Despite all the things I had to give up and changes I had to go through and accept, I would say that all in all motherhood changed me for the better. It had helped me morph into a wiser, stronger, and happier person that I could have never become if I had remained childless.

How about you? How has motherhood changed your life?

Motherhood: Unexpected Things You Discover

This morning I found myself really amused while reading this post, “10 Things That Shocked Me About Motherhood.” The amusement was mainly because I could totally relate to what this mom had to say. Motherhood is a shocker, no doubt about that, and the shocking discoveries just never stop although the first month is the most eye-opening time.

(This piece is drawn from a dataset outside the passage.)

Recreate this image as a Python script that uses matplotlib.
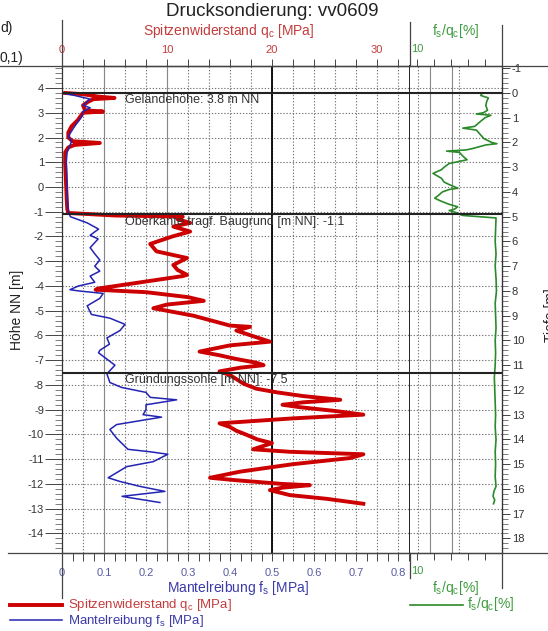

I would say that the most shocking realization I have had with motherhood was how isolating and lonely it can be. Of course I was also shocked with the non-stop crying and the extent of sleep deprivation, but nothing can compare to how much the loneliness and the isolation caught me off guard. I felt so out of touch with the entire world. As much as I love my baby the isolation was overwhelming, to a point where I felt like I was suffocating. I was never prepared to feel such a heavy emotion during such a wonderful time. Good thing with prayers and the help of my husband, my mother and my friends, I was able to overcome that stage in my life.

How about you? What is your most shocking realization as a mother?